L’été, je me la coulais douce grâce à mes réserves accumulées à la saison froide. J’étais costaud, une véritable armoire à glace. Je faisais fondre les vacanciers toujours prêts à me prendre en photo –pour eux c’était un peu holiday on ice– et je servais de terrain de jeux aux alpinistes et aux skieurs.

Depuis quelques années, j’ai la langue pâteuse et le teint vitreux. Je n’ose plus me regarder dans la glace. Ces derniers mois, j’ai transpiré à grosses gouttes, je suis complètement déshydraté, ramolli, rabougri.

Chaque été, les glaciers envahissent les villes et désertent de plus en plus les montagnes.

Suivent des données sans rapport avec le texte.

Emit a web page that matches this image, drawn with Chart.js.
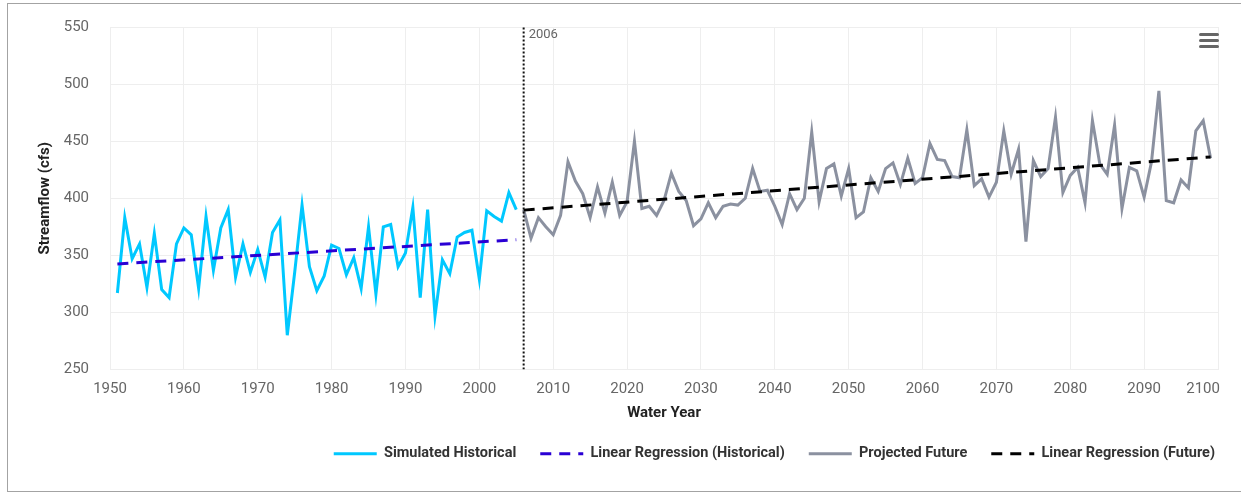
<!DOCTYPE html>
<html>
<head>
<meta charset="utf-8">
<script src="https://cdn.jsdelivr.net/npm/chart.js@4.4.1/dist/chart.umd.min.js"></script>
<style>
  html, body { margin: 0; padding: 0; background: #fff; width: 1241px; height: 494px; overflow: hidden; }
  #frame { position: absolute; left: 7px; top: 3px; width: 1250px; height: 487px; border: 1px solid #a3a3a3; }
  #chart { position: absolute; left: 0; top: 0; }
  .menu { position: absolute; left: 1191px; top: 29px; width: 20px; }
  .menu span { display: block; height: 3px; border-radius: 2px; background: #666; margin-bottom: 3px; }
</style>
</head>
<body>
<div id="frame">
  <canvas id="chart" width="1236" height="467"></canvas>
  <div class="menu"><span></span><span></span><span></span></div>
</div>
<script>
// Annual streamflow (cfs), simulated historical record starting 1951
const histStartYear = 1951;
const histValues = [
  317, 383, 347, 360, 322, 369, 320, 313, 360, 374,
  368, 321, 384, 337, 374, 390, 331, 360, 335, 355,
  331, 370, 381, 280, 335, 394, 340, 319, 332, 359,
  356, 333, 348, 321, 375, 316, 375, 377, 340, 352,
  392, 313, 390, 297, 346, 334, 366, 370, 372, 329,
  389, 384, 380, 405, 390
];

// Projected future streamflow (cfs), starting 2006
const futureStartYear = 2006;
const futureValues = [
  390, 365, 383, 375, 368, 385, 432, 415, 404, 383,
  410, 387, 414, 385, 397, 450, 391, 393, 385, 398,
  422, 406, 398, 376, 382, 396, 383, 393, 395, 394,
  400, 426, 406, 407, 393, 377, 404, 390, 400, 458,
  397, 426, 430, 402, 426, 383, 388, 418, 406, 426,
  431, 412, 435, 413, 418, 448, 434, 433, 419, 418,
  460, 411, 417, 401, 414, 459, 421, 443, 362, 433,
  419, 426, 471, 405, 420, 427, 396, 468, 430, 421,
  464, 391, 427, 424, 401, 432, 494, 398, 396, 416,
  409, 459, 468, 435
];

// Trend line end points
const regHistYears = [1951, 2005];
const regHistValues = [342.5, 363.7];
const regFutureYears = [2006, 2099];
const regFutureValues = [389.6, 436.2];

// Start of the projection period
const markerYear = 2006;

// Axis ranges and tick steps
const xRange = [1950, 2100];
const xStep = 10;
const yRange = [250, 550];
const yStep = 50;

const seriesNames = [
  'Simulated Historical',
  'Linear Regression (Historical)',
  'Projected Future',
  'Linear Regression (Future)'
];

const toPoints = (start, values) => values.map((v, i) => ({ x: start + i, y: v }));
const pairPoints = (xs, ys) => xs.map((x, i) => ({ x: x, y: ys[i] }));

Chart.defaults.font.family = 'Roboto';

const markerLabel = {
  id: 'markerLabel',
  afterDatasetsDraw(chart) {
    const { ctx, chartArea, scales } = chart;
    const px = scales.x.getPixelForValue(markerYear);
    ctx.save();
    ctx.font = '13px Roboto';
    ctx.fillStyle = '#666';
    ctx.textBaseline = 'middle';
    ctx.textAlign = 'left';
    ctx.fillText(String(markerYear), px + 5, chartArea.top + 7.5);
    ctx.restore();
  }
};

const lineBase = { pointRadius: 0, pointHoverRadius: 0, tension: 0, fill: false, pointStyle: 'line' };

new Chart(document.getElementById('chart'), {
  type: 'line',
  data: {
    datasets: [
      Object.assign({}, lineBase, {
        label: seriesNames[0],
        data: toPoints(histStartYear, histValues),
        borderColor: '#00c8ff', backgroundColor: '#00c8ff', borderWidth: 3, order: 2
      }),
      Object.assign({}, lineBase, {
        label: seriesNames[1],
        data: pairPoints(regHistYears, regHistValues),
        borderColor: '#2a00d4', backgroundColor: '#2a00d4', borderWidth: 3, borderDash: [11, 8], order: 1
      }),
      Object.assign({}, lineBase, {
        label: seriesNames[2],
        data: toPoints(futureStartYear, futureValues),
        borderColor: '#8b91a0', backgroundColor: '#8b91a0', borderWidth: 3, order: 2
      }),
      Object.assign({}, lineBase, {
        label: seriesNames[3],
        data: pairPoints(regFutureYears, regFutureValues),
        borderColor: '#000000', backgroundColor: '#000000', borderWidth: 3, borderDash: [11, 8], order: 1
      }),
      Object.assign({}, lineBase, {
        label: 'marker',
        data: pairPoints([markerYear, markerYear], yRange),
        borderColor: '#111111', borderWidth: 2, borderDash: [2, 2], order: 0
      })
    ]
  },
  options: {
    responsive: false,
    animation: false,
    events: [],
    layout: { padding: { left: 0, top: 23, right: 5, bottom: 0 } },
    scales: {
      x: {
        type: 'linear',
        min: xRange[0], max: xRange[1],
        afterFit(scale) { scale.height = 53; scale.paddingLeft = 0; scale.paddingRight = 26; },
        ticks: {
          stepSize: xStep, autoSkip: false, maxRotation: 0, padding: 11,
          color: '#666', font: { size: 15 },
          callback: (v, i, ticks) => (i === ticks.length - 1 ? String(v) + '        ' : String(v))
        },
        grid: { color: '#eeeeee', drawTicks: false },
        border: { display: false },
        title: { display: true, text: 'Water Year', color: '#222', font: { size: 15, weight: 'bold' }, padding: { top: 0, bottom: 0 } }
      },
      y: {
        min: yRange[0], max: yRange[1],
        afterFit(scale) { scale.width = 102; scale.paddingTop = 0; scale.paddingBottom = 0; },
        ticks: { stepSize: yStep, padding: 21, color: '#666', font: { size: 15 } },
        grid: { color: '#eeeeee', drawTicks: false },
        border: { display: false },
        title: { display: true, text: 'Streamflow (cfs)', color: '#222', font: { size: 15, weight: 'bold' }, padding: { top: 28, bottom: 0 } }
      }
    },
    plugins: {
      tooltip: { enabled: false },
      legend: {
        position: 'bottom',
        align: 'end',
        labels: {
          usePointStyle: true,
          pointStyleWidth: 43,
          padding: 24,
          color: '#333',
          font: { size: 14.5, weight: 'bold' },
          filter: (item) => item.datasetIndex < 4,
          sort: (a, b) => a.datasetIndex - b.datasetIndex,
          generateLabels(chart) {
            const items = Chart.defaults.plugins.legend.labels.generateLabels(chart);
            items.forEach((item) => {
              const ds = chart.data.datasets[item.datasetIndex];
              item.lineDash = ds.borderDash || [];
              item.strokeStyle = ds.borderColor;
              item.lineWidth = ds.borderWidth;
              item.pointStyle = 'line';
            });
            return items;
          }
        }
      }
    }
  },
  plugins: [markerLabel]
});
</script>
</body>
</html>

Mais je n’arrive plus, désormais, à reprendre des forces en hiver. Les chutes de neige ne sont pas suffisantes pour me remettre d’aplomb. Je vais continuer de dépérir. Au point, qu’à ce rythme-là, j’aurai disparu dans quelques dizaines d’années.

Et dire que certains s’acharnent à nier le réchauffement climatique. Je suis la preuve encore vivante que la température augmente sur la planète. C’est l’effroi!

Tel Sisyphe poussant son rocher, les Suisses ont décidé de recouvrir de bâches textiles, à la belle saison, plusieurs de mes congénères. Ne croyez pas pourtant qu’ils agissent de manière totalement désintéressée. Ils préservent ainsi les pistes de ski et grottes artificielles que nous offrons aux humains. Pendant combien de temps encore pourront-ils nous maintenir sous perfusion au vu du coût de ce dispositif?

Nous quittons irrémédiablement la scène. En nous retirant, nous rejetons les corps des alpinistes, que nous avions avalés, tels des Jonas des sommets, il y a longtemps.

Nous allons à vau-l’eau. En fondant à grande vitesse, le glacier de Tignes a formé un lac, seulement retenu par le reste de calotte glaciaire. Il a fallu commencer à le purger cet été pour éviter qu’il ne déferle un jour sur la vallée. La nature, tant malmenée par l’Homme depuis plus d’un siècle, prend, en quelque sorte, sa revanche. Elle le menace à son tour.

Pourtant, nous les glaciers, nous vivions paisiblement, avançant de quelques centimètres par an, distribuant avec parcimonie l’eau douce stockée dans nos entrailles...

Aujourd’hui, nous ne sommes plus qu’un torrent de larmes.